WORK TO BE COMPLETED: Copy out each line of the data holding "that".

Dataset records:
----

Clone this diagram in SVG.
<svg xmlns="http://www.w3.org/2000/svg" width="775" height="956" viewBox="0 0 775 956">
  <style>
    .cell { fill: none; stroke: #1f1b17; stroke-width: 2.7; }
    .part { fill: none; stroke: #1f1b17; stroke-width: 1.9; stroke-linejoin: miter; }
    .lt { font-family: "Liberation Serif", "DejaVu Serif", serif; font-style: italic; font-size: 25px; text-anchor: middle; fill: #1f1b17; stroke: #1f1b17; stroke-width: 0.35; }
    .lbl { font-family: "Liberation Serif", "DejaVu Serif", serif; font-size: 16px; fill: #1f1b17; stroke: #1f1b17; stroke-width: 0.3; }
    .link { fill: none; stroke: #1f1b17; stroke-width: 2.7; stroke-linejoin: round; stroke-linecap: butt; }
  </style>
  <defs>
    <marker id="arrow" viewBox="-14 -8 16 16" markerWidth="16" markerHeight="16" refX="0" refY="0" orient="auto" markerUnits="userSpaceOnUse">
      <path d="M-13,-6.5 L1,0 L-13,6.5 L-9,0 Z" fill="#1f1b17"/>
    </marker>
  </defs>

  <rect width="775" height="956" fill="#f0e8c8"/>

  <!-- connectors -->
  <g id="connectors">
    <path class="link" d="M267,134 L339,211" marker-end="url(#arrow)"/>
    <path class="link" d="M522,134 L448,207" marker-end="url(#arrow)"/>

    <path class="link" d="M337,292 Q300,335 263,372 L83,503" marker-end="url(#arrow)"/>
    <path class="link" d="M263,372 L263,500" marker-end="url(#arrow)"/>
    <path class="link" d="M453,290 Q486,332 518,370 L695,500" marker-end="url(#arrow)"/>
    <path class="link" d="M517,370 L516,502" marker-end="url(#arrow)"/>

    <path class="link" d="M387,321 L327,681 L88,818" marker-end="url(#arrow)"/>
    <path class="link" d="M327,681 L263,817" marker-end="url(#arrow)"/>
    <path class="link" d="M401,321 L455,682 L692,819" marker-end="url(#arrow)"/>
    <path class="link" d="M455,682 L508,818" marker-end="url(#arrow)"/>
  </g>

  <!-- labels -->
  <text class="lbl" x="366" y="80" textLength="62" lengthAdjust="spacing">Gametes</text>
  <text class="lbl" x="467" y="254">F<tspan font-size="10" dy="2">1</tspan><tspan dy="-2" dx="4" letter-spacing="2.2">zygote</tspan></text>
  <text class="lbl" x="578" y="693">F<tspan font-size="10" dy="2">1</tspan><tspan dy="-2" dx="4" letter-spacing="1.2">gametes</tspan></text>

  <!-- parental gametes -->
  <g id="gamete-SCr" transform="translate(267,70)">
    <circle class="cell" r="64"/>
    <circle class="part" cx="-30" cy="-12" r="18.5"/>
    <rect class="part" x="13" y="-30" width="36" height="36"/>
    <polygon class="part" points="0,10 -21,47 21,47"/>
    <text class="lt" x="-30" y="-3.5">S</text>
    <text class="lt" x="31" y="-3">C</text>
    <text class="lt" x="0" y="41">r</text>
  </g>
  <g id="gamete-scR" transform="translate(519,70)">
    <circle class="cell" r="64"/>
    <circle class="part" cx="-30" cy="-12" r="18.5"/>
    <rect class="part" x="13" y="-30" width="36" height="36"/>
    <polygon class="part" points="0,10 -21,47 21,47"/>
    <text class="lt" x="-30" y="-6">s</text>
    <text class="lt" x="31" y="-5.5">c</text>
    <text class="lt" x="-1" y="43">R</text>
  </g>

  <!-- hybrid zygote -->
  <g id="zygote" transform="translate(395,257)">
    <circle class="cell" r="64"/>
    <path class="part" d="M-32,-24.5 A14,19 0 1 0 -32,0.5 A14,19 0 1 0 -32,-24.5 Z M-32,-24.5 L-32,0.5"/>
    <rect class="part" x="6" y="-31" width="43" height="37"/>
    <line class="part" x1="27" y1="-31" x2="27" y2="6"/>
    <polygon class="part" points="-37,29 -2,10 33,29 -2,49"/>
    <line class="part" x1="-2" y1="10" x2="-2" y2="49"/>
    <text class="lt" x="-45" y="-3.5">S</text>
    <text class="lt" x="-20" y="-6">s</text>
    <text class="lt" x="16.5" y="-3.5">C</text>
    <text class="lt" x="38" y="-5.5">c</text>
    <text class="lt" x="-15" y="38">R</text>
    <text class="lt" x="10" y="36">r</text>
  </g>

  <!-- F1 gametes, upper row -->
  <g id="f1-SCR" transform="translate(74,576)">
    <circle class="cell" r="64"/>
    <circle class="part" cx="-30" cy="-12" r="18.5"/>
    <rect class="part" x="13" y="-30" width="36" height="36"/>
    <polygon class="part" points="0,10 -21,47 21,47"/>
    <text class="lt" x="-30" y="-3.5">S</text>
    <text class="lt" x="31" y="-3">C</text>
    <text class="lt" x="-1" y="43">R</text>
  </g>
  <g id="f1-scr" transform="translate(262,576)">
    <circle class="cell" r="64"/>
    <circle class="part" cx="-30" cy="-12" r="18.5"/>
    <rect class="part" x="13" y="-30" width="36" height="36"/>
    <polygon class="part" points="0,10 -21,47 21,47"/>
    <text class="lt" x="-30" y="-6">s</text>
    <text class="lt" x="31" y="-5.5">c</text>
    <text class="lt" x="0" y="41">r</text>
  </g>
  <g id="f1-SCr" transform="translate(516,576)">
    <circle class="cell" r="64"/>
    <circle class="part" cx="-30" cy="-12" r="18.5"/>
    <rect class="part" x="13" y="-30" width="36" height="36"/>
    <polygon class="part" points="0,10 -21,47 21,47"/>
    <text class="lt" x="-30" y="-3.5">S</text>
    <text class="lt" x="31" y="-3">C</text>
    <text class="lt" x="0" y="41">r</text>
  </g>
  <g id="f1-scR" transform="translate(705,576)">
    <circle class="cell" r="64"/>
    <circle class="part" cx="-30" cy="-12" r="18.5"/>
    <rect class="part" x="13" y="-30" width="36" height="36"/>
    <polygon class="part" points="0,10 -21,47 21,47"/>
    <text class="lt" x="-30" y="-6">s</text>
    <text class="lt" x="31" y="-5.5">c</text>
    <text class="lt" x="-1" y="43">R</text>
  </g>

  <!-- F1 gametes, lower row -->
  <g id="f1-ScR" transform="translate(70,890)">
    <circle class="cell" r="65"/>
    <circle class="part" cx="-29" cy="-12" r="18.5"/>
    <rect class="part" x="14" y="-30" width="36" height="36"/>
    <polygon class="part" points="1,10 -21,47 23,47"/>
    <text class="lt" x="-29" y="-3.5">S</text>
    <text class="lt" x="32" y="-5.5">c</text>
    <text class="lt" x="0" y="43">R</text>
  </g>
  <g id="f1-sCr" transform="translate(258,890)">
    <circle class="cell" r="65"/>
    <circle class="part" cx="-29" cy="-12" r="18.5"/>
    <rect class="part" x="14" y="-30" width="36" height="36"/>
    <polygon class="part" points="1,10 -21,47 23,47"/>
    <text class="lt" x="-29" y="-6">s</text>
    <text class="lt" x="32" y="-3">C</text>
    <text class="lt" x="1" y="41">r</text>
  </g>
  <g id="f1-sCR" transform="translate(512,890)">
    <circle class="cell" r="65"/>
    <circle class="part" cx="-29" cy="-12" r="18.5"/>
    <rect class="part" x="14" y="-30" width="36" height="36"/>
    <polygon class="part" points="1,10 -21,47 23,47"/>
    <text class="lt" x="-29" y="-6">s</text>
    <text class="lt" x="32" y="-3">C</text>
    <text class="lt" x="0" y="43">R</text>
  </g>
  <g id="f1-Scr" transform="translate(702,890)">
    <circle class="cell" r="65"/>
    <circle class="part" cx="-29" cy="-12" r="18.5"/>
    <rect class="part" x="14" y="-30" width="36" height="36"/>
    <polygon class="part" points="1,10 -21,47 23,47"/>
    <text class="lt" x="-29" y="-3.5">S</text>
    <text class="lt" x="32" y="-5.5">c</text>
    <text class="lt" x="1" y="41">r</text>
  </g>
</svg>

----

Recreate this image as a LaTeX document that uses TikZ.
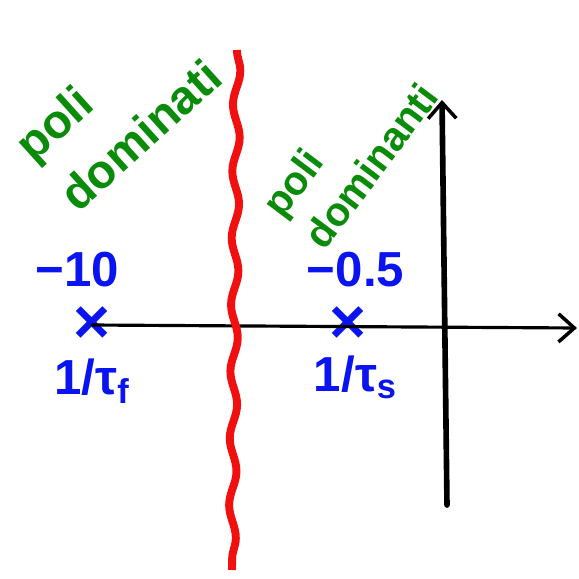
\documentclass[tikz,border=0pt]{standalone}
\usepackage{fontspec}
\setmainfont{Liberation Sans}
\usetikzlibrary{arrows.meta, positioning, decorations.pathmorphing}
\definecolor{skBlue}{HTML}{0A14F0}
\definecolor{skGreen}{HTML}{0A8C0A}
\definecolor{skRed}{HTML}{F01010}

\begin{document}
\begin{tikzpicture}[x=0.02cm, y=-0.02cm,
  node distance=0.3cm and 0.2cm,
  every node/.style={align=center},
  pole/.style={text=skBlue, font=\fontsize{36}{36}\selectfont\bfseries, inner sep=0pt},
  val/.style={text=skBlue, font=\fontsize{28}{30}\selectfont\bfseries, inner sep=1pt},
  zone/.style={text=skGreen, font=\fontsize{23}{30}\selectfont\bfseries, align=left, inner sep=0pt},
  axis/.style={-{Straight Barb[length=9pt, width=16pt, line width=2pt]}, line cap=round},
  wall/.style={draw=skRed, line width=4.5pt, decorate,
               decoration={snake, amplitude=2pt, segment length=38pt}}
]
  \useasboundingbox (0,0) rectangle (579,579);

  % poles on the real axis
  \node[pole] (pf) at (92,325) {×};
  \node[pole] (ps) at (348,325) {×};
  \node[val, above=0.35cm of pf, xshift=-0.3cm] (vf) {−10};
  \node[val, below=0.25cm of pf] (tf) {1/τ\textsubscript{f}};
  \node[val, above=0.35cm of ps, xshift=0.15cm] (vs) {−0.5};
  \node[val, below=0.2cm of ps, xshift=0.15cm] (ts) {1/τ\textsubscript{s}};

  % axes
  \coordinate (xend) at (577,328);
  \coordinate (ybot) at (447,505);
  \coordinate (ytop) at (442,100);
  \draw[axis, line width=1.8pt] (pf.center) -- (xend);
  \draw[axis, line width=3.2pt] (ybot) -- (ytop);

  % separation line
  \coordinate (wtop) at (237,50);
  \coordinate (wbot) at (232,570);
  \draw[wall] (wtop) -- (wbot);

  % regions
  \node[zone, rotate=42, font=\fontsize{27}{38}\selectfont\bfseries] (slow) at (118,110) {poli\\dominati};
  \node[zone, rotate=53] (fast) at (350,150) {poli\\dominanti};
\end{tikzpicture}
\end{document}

----

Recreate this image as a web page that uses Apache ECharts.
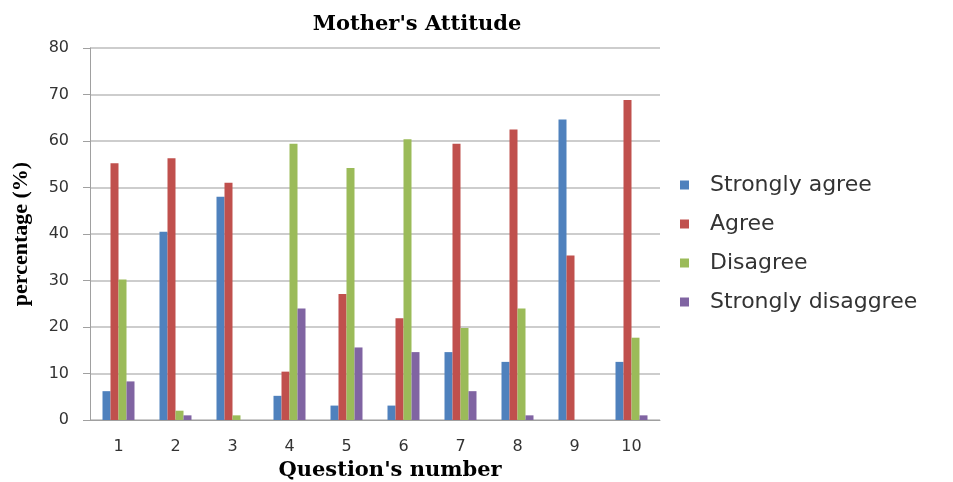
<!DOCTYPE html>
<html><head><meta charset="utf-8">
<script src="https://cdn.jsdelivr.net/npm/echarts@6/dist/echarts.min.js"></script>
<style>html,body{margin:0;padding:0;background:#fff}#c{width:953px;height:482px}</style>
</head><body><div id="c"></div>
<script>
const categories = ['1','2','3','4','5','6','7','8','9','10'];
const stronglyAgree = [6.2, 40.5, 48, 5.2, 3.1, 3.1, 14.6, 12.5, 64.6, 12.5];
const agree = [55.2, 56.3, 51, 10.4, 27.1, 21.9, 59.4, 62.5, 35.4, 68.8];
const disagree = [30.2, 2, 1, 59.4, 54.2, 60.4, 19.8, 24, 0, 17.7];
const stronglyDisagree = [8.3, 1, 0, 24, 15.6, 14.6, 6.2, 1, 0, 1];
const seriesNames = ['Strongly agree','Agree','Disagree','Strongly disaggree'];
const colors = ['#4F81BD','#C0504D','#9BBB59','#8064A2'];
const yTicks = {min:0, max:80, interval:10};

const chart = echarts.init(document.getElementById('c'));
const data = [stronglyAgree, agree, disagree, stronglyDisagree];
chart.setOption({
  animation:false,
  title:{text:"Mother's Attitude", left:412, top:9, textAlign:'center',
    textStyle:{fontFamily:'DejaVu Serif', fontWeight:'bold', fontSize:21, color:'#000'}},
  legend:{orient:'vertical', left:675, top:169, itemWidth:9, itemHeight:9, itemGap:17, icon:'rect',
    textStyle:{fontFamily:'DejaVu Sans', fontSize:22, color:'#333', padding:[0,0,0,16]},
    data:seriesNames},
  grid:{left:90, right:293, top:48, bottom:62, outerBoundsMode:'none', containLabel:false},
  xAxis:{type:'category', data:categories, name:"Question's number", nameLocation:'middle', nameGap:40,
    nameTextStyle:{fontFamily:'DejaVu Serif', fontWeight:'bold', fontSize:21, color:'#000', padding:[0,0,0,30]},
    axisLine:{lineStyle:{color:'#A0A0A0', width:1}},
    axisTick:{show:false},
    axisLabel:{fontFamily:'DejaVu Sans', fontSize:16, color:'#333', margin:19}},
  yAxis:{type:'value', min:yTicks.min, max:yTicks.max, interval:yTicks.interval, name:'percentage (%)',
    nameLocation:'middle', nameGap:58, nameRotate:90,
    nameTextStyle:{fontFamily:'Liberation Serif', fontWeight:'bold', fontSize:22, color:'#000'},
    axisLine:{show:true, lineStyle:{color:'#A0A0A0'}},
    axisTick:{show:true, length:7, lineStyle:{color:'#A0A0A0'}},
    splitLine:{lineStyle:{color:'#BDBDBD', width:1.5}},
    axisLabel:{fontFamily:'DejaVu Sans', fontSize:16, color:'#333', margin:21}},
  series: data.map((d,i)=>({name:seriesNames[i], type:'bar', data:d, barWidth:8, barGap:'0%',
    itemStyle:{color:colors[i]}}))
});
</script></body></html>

----

PROBLEM SOLUTION:
Recreate this image as a LaTeX document that uses TikZ.
Recreate this image as a web page that uses Apache ECharts.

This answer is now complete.